The 1275GTS: for the little old ladies it is not

This is the one that matters most and the rest of the world has never heard of.

When British Leyland terminated its relationship with John Cooper in 1969, his name disappeared from the range. In the UK, the replacement was the 1275 GT, a Clubman-nosed car with a single-carburettor. The 1275cc engine producing 59 bhp. It was decent, but it was not a Cooper S.

At Blackheath, the engineering team led by Ralph Clark had been modifying Cooper S engines for South African racing for five years. They were not going to settle for 59 bhp.
Being a wholly-owned but separately listed subsidiary of British Leyland gave Leyland South Africa a degree of operational liberty that the UK operation did regret. They could do things Longbridge wouldn't have approved off and so they did.

The Engine

The starting point was the Cooper S block specification: 70.64mm bore, 81.33mm stroke, 1275cc. The South African engineers then went further. They increased the bore and shortened the stroke, producing a higher-revving, more free-breathing unit. Then they highly polished the combustion chamber, cross-drilled the crankshaft, fitted aluminium pistons and new steel-alloy valves. Twin SU 1¼-inch carburettors were fitted, with a matching ported and polished cylinder head. A free-flow exhaust manifold completed the picture. An electric fuel pump replaced the mechanical unit. The result was 74 bhp, against the UK 1275GT's 59 bhp. The GTS was quicker to 100 km/h than the Cooper S it replaced.

The Chassis

The two small fuel tanks that sat under the standard Cooper's boot floor were replaced by a single 35-litre tank. At the front, 8¼-inch disc brakes, larger than UK spec, were paired with 12-inch wheels instead of the standard 10-inch. The vacuum-assisted master cylinder disappeared because with brakes this size you didn't need it, replaced by a proper dual-circuit braking system. Wide-arch body extensions accommodated the 12-inch wheel setup.

The SA Custom slot mag wheels that replaced the initial Rostyles became closely associated with the car, also known as the Leyland Cooper, and are now collectible in their own right. Tinted glass, twin exterior mirrors front and rear and a distintive stripe across the sides and bonnet completed the look.

The Interior

The GTS introduced several interior firsts for the Mini. It had a tachometer, the first time in Mini production history that the standard car came with a rev counter. There was a leather-clad steering wheel. The key moved from the centre console to a key-locking steering column. A new dashboard design incorporated a small glove compartment. New bucket seats with headrests were fitted, though someone at Blackheath apparently forgot that forward-tilting front seats are rather important when you need to access the back, and the new seats didn't tilt. A minor oversight on an otherwise well-resolved car.

Launch and Legacy

The 1275 GTS was launched on 26 July 1973, marketed under the Leykor brand (Leyland's politically cautious South African trading name, constructed from "Leyland" and "Korpporatse," the Afrikaans word for Corporation, a careful linguistic distance from a parent company that preferred not to be associated with apartheid while still very much doing business there).

The advertising was direct and memorable: "For little old ladies, it ain't" and "Designed like a Cooper.
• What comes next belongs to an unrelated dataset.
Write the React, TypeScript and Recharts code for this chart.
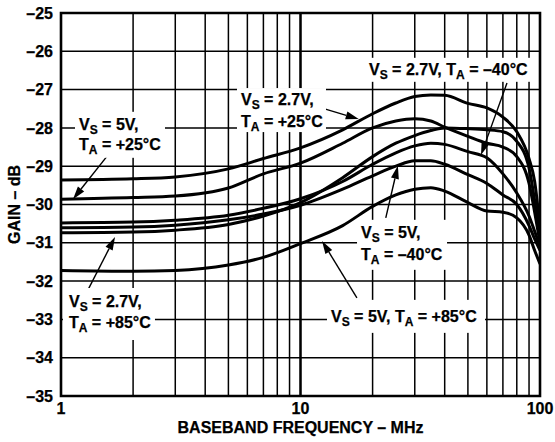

Built by Leyland."

It delivered on both counts. The GTS dominated the Asseng Group 1 and Castrol Marketcars Standard Production Championships at world-class circuits, Kyalami in Johannesburg and Killarney in Cape Town. Both circuits had hosted Formula 1. Both had lost their international sanction due to the apartheid boycott. The GTS won on them regardless, and nobody outside South Africa heard about it.

Total production is estimated at approximately 4,212 cars before production ended in March 1980. Fewer than 100 were finished in silver metallic paint, which was a costly option. They are genuinely scarce.

The 1275E: the final goodbye

When South African Mini production restarted after the failed Sigma merger in 1980, it came back with one final model: the 1275E. Clubman-nosed, with a 56 bhp version of the 1275cc A-Series, 10-inch steel wheels and drum brakes all round. A sensible, economical car to close out the production run, no arches, no tachometer, no slot mags. Production ran to October 1983, with sales continuing into 1984. The Mini's last stand in South Africa was quiet, as last stands usually are. There where the HLE and LTE with different trimlevels and two binacles. As supposedly only 46 of the HLE were built, this is a very sought after car. And then as the final closure, there was the Rebel. Only available in red with Rostyle wheels and rear window louvres, sunroof and rev counter, this was the most expensive Mini to come come out of Blackheath.

The Working Minis: Vans, Pick-ups, and the Estate Question

The sporting Mini’s get the glory and live on, their working mates just manage to scrape a by line in history, which is a pity, because they represent the largest single continuous production thread in the entire South African Mini story.

The Van

The Mini Van arrived in South Africa essentially alongside the saloon, and it outlasted almost everything else in the range. In the UK, the van ran from 1960 to 1983, the same full span as the Mini itself, making it the longest-lived commercial variant. South Africa followed suit, assembling the van at Blackheath from the early 1960s onwards, and continuing production well after the pick-up's discontinuation.

The South African van was mechanically consistent with the saloon of its era, inheriting the same engine transitions, 848cc initially, switching to the locally manufactured 998cc unit around 1969. The body was the same steel-panelled, no-side-windows load carrier as the UK version: a full-length cargo area where the rear seat would have been, accessed via twin rear doors. No frills, no pretence. It was a van.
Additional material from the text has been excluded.